Even Dan Nichols, a retired store owner, doesn't seem so sure he made the right decision. When some of the neighbors tried to close on their option agreements with Snider-Cannata last year, the developer suddenly slashed its offers. Dave Snider tried to drop the price he'd promised Nichols by $30,000, so Nichols walked out of his office. He was finally able to fight Snider back up to the original price, but others weren't as lucky, and are still waiting for the money they were promised. (Snider declined comment.)

Nichols and his wife, Helen, decided to watch as their Rudolph Avenue house -- a little white ranch with light blue trim and window awnings -- was destroyed. They'd built it in 1960, raised their children there. A backhoe tore down the home in 45 minutes. To say they have seller's remorse is an understatement.

"I didn't realize what it did to us," says Nichols. "I almost cry thinking about it."

The couple feel like hotel guests in their new home in Seven Hills. "This is a house. It's not home," Nichols says defiantly. "We don't have a home anymore."

Now Rudolph Avenue is gone. The old-growth trees on this once densely wooded block are a garden of stumps. The carcasses of a few homes sit dying in the mud -- windows shattered and boarded up, siding ripped off, weather stripping blowing like streamers in the bitter wind.
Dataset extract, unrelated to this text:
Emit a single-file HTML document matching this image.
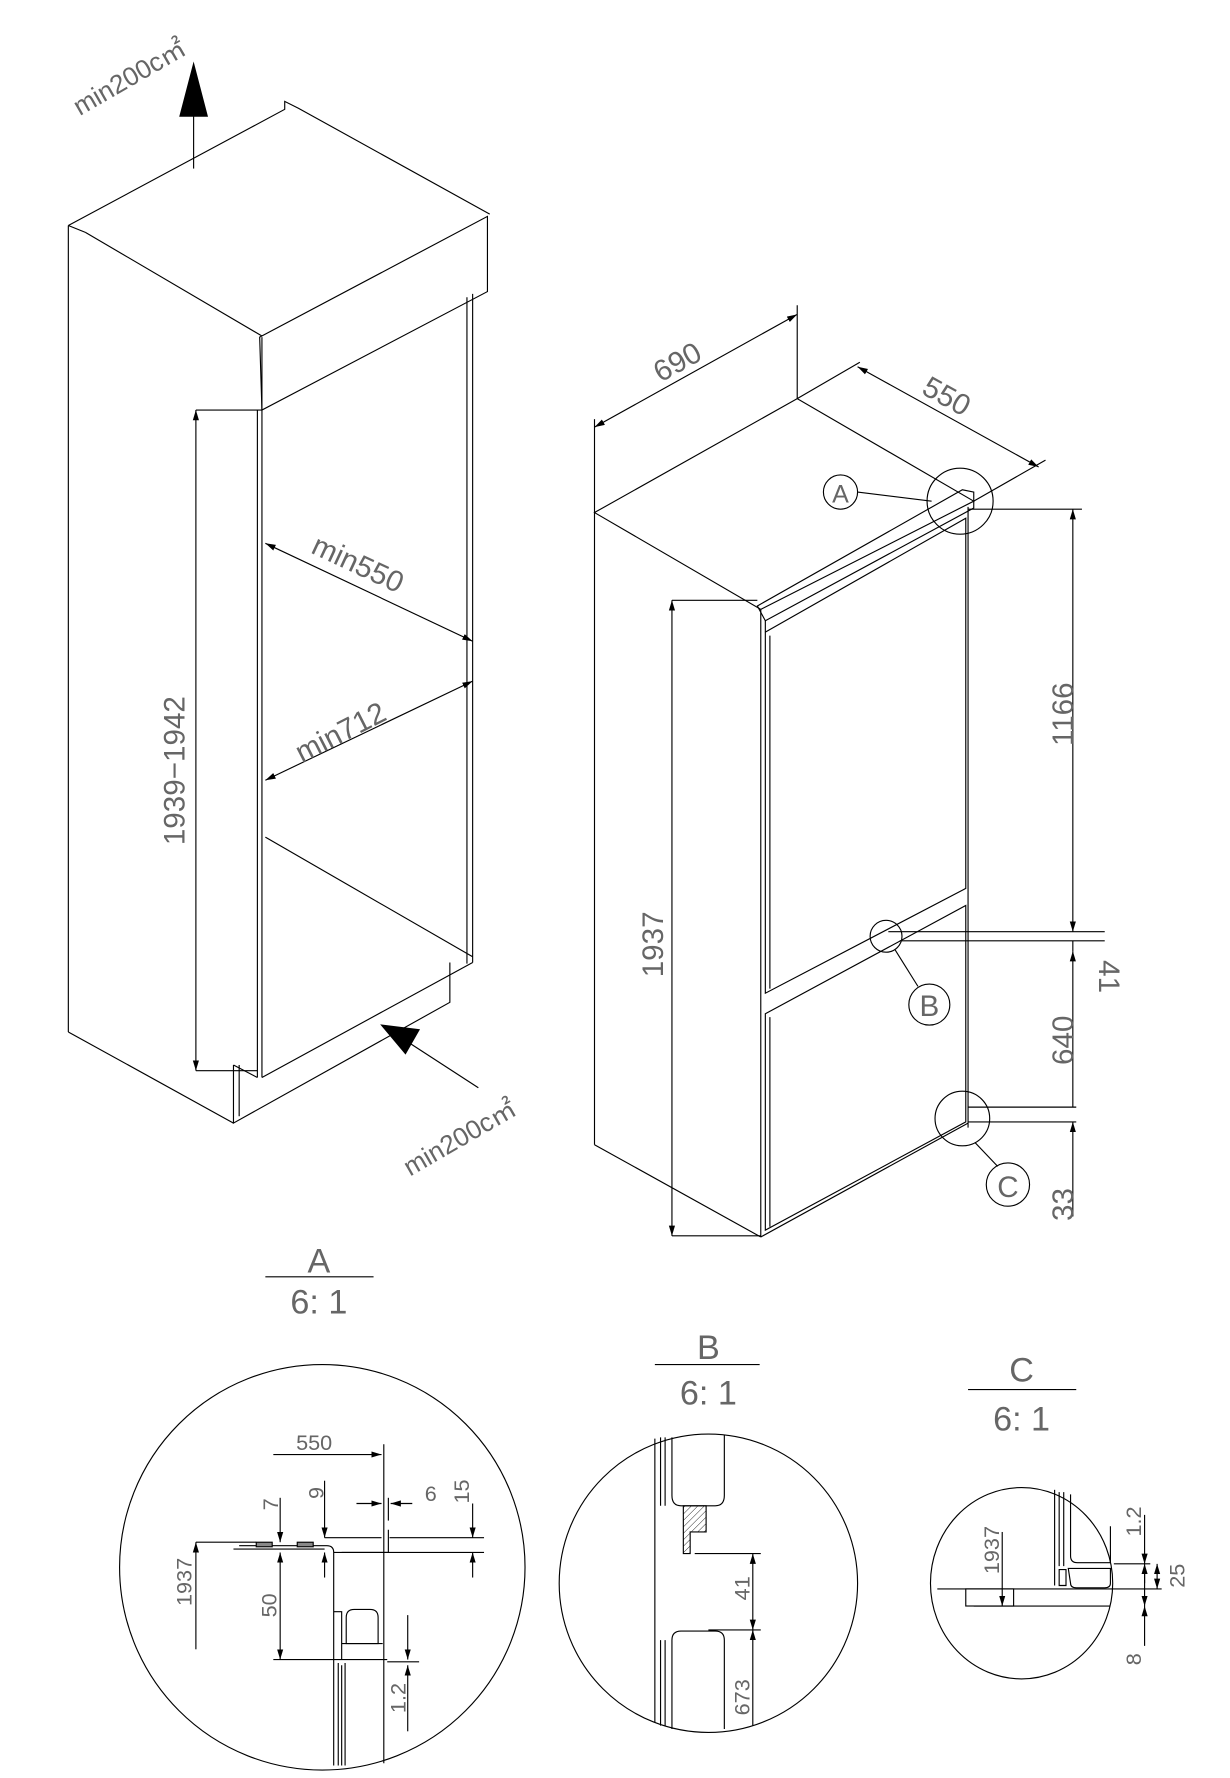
<!DOCTYPE html>
<html><head><meta charset="utf-8"><style>
html,body{margin:0;padding:0;background:#fff;}
svg{display:block;}
text{font-family:"Liberation Sans",sans-serif;fill:#666;}
</style></head><body>
<svg width="1230" height="1778" viewBox="0 0 1080 1561" preserveAspectRatio="none" xmlns="http://www.w3.org/2000/svg">
<defs>
<marker id="ar" viewBox="0 0 10 10" refX="10" refY="5" markerWidth="9" markerHeight="9" orient="auto-start-reverse" markerUnits="userSpaceOnUse"><path d="M0,2 L10,5 L0,8z" fill="#000"/></marker>
<pattern id="hatch" width="4" height="4" patternUnits="userSpaceOnUse" patternTransform="rotate(45)"><line x1="0" y1="0" x2="0" y2="4" stroke="#000" stroke-width="0.7"/></pattern>
</defs>
<g fill="none" stroke="#000" stroke-width="1">
<line x1="170" y1="148" x2="170" y2="100"/>
<path d="M158,102 L182,102 L170,56z" fill="#000"/>
<polyline points="60,198 250,96 250,89 262,95 430,188"/>
<line x1="60" y1="198" x2="75" y2="204"/>
<line x1="75" y1="204" x2="230" y2="295"/>
<path d="M228,296 L428,190 L428,256 L230,360z"/>
<line x1="230" y1="296" x2="230" y2="360"/>
<line x1="60" y1="198" x2="60" y2="906"/>
<line x1="60" y1="906" x2="205" y2="986"/>
<line x1="230" y1="360" x2="230" y2="946"/>
<line x1="226" y1="360" x2="226" y2="946"/>
<line x1="415" y1="258" x2="415" y2="845"/>
<line x1="410" y1="261" x2="410" y2="846"/>
<line x1="230" y1="946" x2="415" y2="845"/>
<line x1="233" y1="735" x2="415" y2="840"/>
<polyline points="205,935 205,986 395,880 395,845"/>
<line x1="205" y1="935" x2="226" y2="946"/>
<line x1="210" y1="935" x2="210" y2="980"/>
<line x1="172" y1="360" x2="172" y2="940" marker-start="url(#ar)" marker-end="url(#ar)"/>
<line x1="172" y1="360" x2="230" y2="360"/>
<line x1="172" y1="940" x2="226" y2="940"/>
<line x1="233" y1="477" x2="415" y2="563" marker-start="url(#ar)" marker-end="url(#ar)"/>
<line x1="233" y1="685" x2="415" y2="598" marker-start="url(#ar)" marker-end="url(#ar)"/>
<line x1="420" y1="955" x2="360" y2="916"/>
<path d="M335,900 L368,904 L356,925z" fill="#000"/>
<path d="M522,450 L700,350 L855,440 L668,535z"/>
<line x1="522" y1="450" x2="522" y2="1005"/>
<line x1="522" y1="1005" x2="668" y2="1086"/>
<line x1="668" y1="535" x2="668" y2="1086"/>
<line x1="850" y1="445" x2="850" y2="990"/>
<line x1="668" y1="1086" x2="850" y2="986"/>
<path d="M672,555 L848,455 L848,780 L672,872z"/>
<path d="M676,558 L676,868"/>
<path d="M672,890 L848,795 L848,985 L672,1080z"/>
<path d="M676,893 L676,1077"/>
<path d="M665,532 L845,430 L855,432 L855,446 L672,545z"/>
<line x1="672" y1="545" x2="672" y2="555"/>
<line x1="522" y1="375" x2="700" y2="276" marker-start="url(#ar)" marker-end="url(#ar)"/>
<line x1="522" y1="368" x2="522" y2="450"/>
<line x1="700" y1="268" x2="700" y2="350"/>
<line x1="753" y1="322" x2="912" y2="410" marker-start="url(#ar)" marker-end="url(#ar)"/>
<line x1="700" y1="350" x2="755" y2="318"/>
<line x1="855" y1="440" x2="918" y2="404"/>
<line x1="942" y1="447" x2="942" y2="818" marker-start="url(#ar)" marker-end="url(#ar)"/>
<line x1="850" y1="447" x2="950" y2="447"/>
<line x1="780" y1="818" x2="970" y2="818"/>
<line x1="790" y1="826" x2="970" y2="826"/>
<line x1="942" y1="835" x2="942" y2="972" marker-start="url(#ar)"/>
<line x1="942" y1="826" x2="942" y2="835"/>
<line x1="850" y1="972" x2="945" y2="972"/>
<line x1="850" y1="985" x2="945" y2="985"/>
<line x1="942" y1="985" x2="942" y2="1068" marker-start="url(#ar)"/>
<line x1="590" y1="527" x2="590" y2="1085" marker-start="url(#ar)" marker-end="url(#ar)"/>
<line x1="590" y1="527" x2="665" y2="527"/>
<line x1="590" y1="1085" x2="668" y2="1085"/>
<circle cx="843" cy="440" r="29"/>
<circle cx="738" cy="432" r="15"/>
<line x1="753" y1="432" x2="818" y2="440"/>
<circle cx="778" cy="822" r="14"/>
<circle cx="816" cy="882" r="18"/>
<line x1="786" y1="834" x2="806" y2="866"/>
<circle cx="845" cy="982" r="24"/>
<circle cx="885" cy="1040" r="19"/>
<line x1="856" y1="1003" x2="876" y2="1024"/>
<line x1="233" y1="1121" x2="328" y2="1121"/>
<line x1="575" y1="1198" x2="667" y2="1198"/>
<line x1="850" y1="1220" x2="945" y2="1220"/>
<circle cx="283" cy="1376" r="178"/>
<line x1="240" y1="1277" x2="335" y2="1277" marker-end="url(#ar)"/>
<line x1="337" y1="1268" x2="337" y2="1548"/>
<line x1="205" y1="1360" x2="285" y2="1360"/>
<line x1="285" y1="1350" x2="335" y2="1350"/>
<line x1="342" y1="1350" x2="425" y2="1350"/>
<path d="M210,1357 L287,1357 Q293,1357 293,1363 L293,1550"/>
<path d="M293,1363 L341,1363 L341,1343"/>
<line x1="300" y1="1363" x2="425" y2="1363"/>
<line x1="172" y1="1354" x2="225" y2="1354"/>
<line x1="172" y1="1354" x2="172" y2="1448" marker-start="url(#ar)"/>
<line x1="246" y1="1315" x2="246" y2="1354" marker-end="url(#ar)"/>
<line x1="246" y1="1363" x2="246" y2="1457" marker-start="url(#ar)" marker-end="url(#ar)"/>
<line x1="285" y1="1300" x2="285" y2="1350" marker-end="url(#ar)"/>
<line x1="285" y1="1363" x2="285" y2="1385" marker-start="url(#ar)"/>
<line x1="313" y1="1320" x2="335" y2="1320" marker-end="url(#ar)"/>
<line x1="362" y1="1320" x2="343" y2="1320" marker-end="url(#ar)"/>
<line x1="341" y1="1315" x2="341" y2="1335"/>
<line x1="415" y1="1320" x2="415" y2="1350" marker-end="url(#ar)"/>
<line x1="415" y1="1363" x2="415" y2="1385" marker-start="url(#ar)"/>
<rect x="225" y="1354" width="14" height="4" fill="#888"/>
<rect x="261" y="1354" width="14" height="4" fill="#888"/>
<line x1="240" y1="1457" x2="340" y2="1457"/>
<path d="M293,1415 L300,1415 L300,1457"/>
<path d="M304,1443 L304,1420 Q304,1413 311,1413 L325,1413 Q332,1413 332,1420 L332,1443 Z"/>
<line x1="300" y1="1443" x2="336" y2="1443"/>
<path d="M297,1460 L297,1550 M300,1462 L300,1550 M303,1460 L303,1550"/>
<line x1="340" y1="1459" x2="368" y2="1459"/>
<line x1="358" y1="1418" x2="358" y2="1457" marker-end="url(#ar)"/>
<line x1="358" y1="1462" x2="358" y2="1520" marker-start="url(#ar)"/>
<ellipse cx="622" cy="1390" rx="131" ry="131"/>
<line x1="575" y1="1263" x2="575" y2="1512"/>
<path d="M580,1262 L580,1322 M584,1262 L584,1322"/>
<path d="M590,1262 L590,1313 Q590,1322 598,1322 L628,1322 Q636,1322 636,1313 L636,1260"/>
<path d="M600,1322 L600,1364 L606,1364 L606,1345 L620,1345 L620,1322 Z" fill="url(#hatch)"/>
<line x1="610" y1="1364" x2="668" y2="1364"/>
<line x1="622" y1="1431" x2="668" y2="1431"/>
<line x1="661" y1="1364" x2="661" y2="1431" marker-start="url(#ar)" marker-end="url(#ar)"/>
<line x1="661" y1="1431" x2="661" y2="1515" marker-start="url(#ar)"/>
<path d="M590,1518 L590,1440 Q590,1432 598,1432 L628,1432 Q636,1432 636,1440 L636,1518"/>
<path d="M580,1440 L580,1515 M584,1440 L584,1515"/>
<ellipse cx="897" cy="1390" rx="80" ry="84"/>
<line x1="926" y1="1308" x2="926" y2="1392"/>
<path d="M930,1310 L930,1375 M934,1310 L934,1375"/>
<path d="M940,1312 L940,1366 Q940,1372 946,1372 L975,1372 L975,1340"/>
<path d="M930,1378 L930,1392 L936,1392 L936,1378 Z"/>
<path d="M938,1377 L975,1377 L975,1390 Q975,1394 970,1394 L945,1394 Q940,1394 940,1390 Z"/>
<line x1="823" y1="1395" x2="1020" y2="1395"/>
<line x1="855" y1="1410" x2="975" y2="1410"/>
<rect x="848" y="1395" width="42" height="15"/>
<line x1="880" y1="1345" x2="880" y2="1410" marker-end="url(#ar)"/>
<line x1="978" y1="1373" x2="1010" y2="1373"/>
<line x1="1005" y1="1330" x2="1005" y2="1373" marker-end="url(#ar)"/>
<line x1="1005" y1="1373" x2="1005" y2="1390" marker-start="url(#ar)"/>
<line x1="1016" y1="1373" x2="1016" y2="1395" marker-start="url(#ar)" marker-end="url(#ar)"/>
<line x1="1005" y1="1380" x2="1005" y2="1410" marker-end="url(#ar)"/>
<line x1="1005" y1="1410" x2="1005" y2="1445" marker-start="url(#ar)"/>
</g>
<g font-size="24" style="font-family:'Liberation Sans',sans-serif">
<text x="70" y="102" transform="rotate(-30 70 102)" fill="#000" font-size="23">min200c㎡</text>
<text x="360" y="1033" transform="rotate(-30 360 1033)" fill="#000" font-size="23">min200c㎡</text>
<text x="162" y="742" transform="rotate(-90 162 742)" font-size="26">1939−1942</text>
<text x="272" y="485" transform="rotate(25 272 485)" font-size="26">min550</text>
<text x="265" y="670" transform="rotate(-27 265 670)" font-size="26">min712</text>
<text x="580" y="336" transform="rotate(-29 580 336)" font-size="26">690</text>
<text x="808" y="345" transform="rotate(29 808 345)" font-size="26">550</text>
<text x="942" y="655" transform="rotate(-90 942 655)" font-size="26">1166</text>
<text x="965" y="843" transform="rotate(90 965 843)" font-size="26">41</text>
<text x="942" y="935" transform="rotate(-90 942 935)" font-size="26">640</text>
<text x="942" y="1072" transform="rotate(-90 942 1072)" font-size="26">33</text>
<text x="582" y="858" transform="rotate(-90 582 858)" font-size="26">1937</text>
<text x="738" y="441" text-anchor="middle" font-size="22">A</text>
<text x="816" y="892" text-anchor="middle" font-size="26">B</text>
<text x="885" y="1051" text-anchor="middle" font-size="26">C</text>
<text x="280" y="1117" text-anchor="middle" font-size="30">A</text>
<text x="280" y="1153" text-anchor="middle" font-size="30">6: 1</text>
<text x="622" y="1193" text-anchor="middle" font-size="30">B</text>
<text x="622" y="1233" text-anchor="middle" font-size="30">6: 1</text>
<text x="897" y="1213" text-anchor="middle" font-size="30">C</text>
<text x="897" y="1256" text-anchor="middle" font-size="30">6: 1</text>
<g font-size="19">
<text x="260" y="1273">550</text>
<text x="244" y="1326" transform="rotate(-90 244 1326)">7</text>
<text x="284" y="1316" transform="rotate(-90 284 1316)">9</text>
<text x="373" y="1318">6</text>
<text x="412" y="1320" transform="rotate(-90 412 1320)">15</text>
<text x="168" y="1410" transform="rotate(-90 168 1410)">1937</text>
<text x="243" y="1420" transform="rotate(-90 243 1420)">50</text>
<text x="356" y="1504" transform="rotate(-90 356 1504)">1.2</text>
<text x="658" y="1405" transform="rotate(-90 658 1405)">41</text>
<text x="658" y="1506" transform="rotate(-90 658 1506)">673</text>
<text x="877" y="1382" transform="rotate(-90 877 1382)">1937</text>
<text x="1002" y="1349" transform="rotate(-90 1002 1349)">1.2</text>
<text x="1040" y="1394" transform="rotate(-90 1040 1394)">25</text>
<text x="1002" y="1462" transform="rotate(-90 1002 1462)">8</text>
</g>
</g>
</svg>
</body></html>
Amid the carnage, a white ranch home still stands dignifiedly. It belongs to the Pastor Hestel Stout of the Church of God on Cleveland's East Side. Stout looks like he's dressed either for services or the grave. His starched white shirt is buttoned up to his Adam's apple. The 74-year-old's body is so frail, he walks in inches and talks without his lips. Sweet-scented candles burn in the warm kitchen. Gospel music hums in the family room.

Stout wanted to sell at first, but Snider-Cannata reneged on its agreement. When Stout went to close last November, Snider-Cannata suddenly cut its $1.2 million offer for his home and the one next to it, both owned by his church, to $800,000. A lawyer for the city claims the developer's first offer was just tentative and that the current offer is still generous. But the pastor refuses to budge. Seeing your neighborhood leveled can make an old guy sentimental.

"This is very much home," he says meekly. "Why do they need another shopping center? We've got one across the street."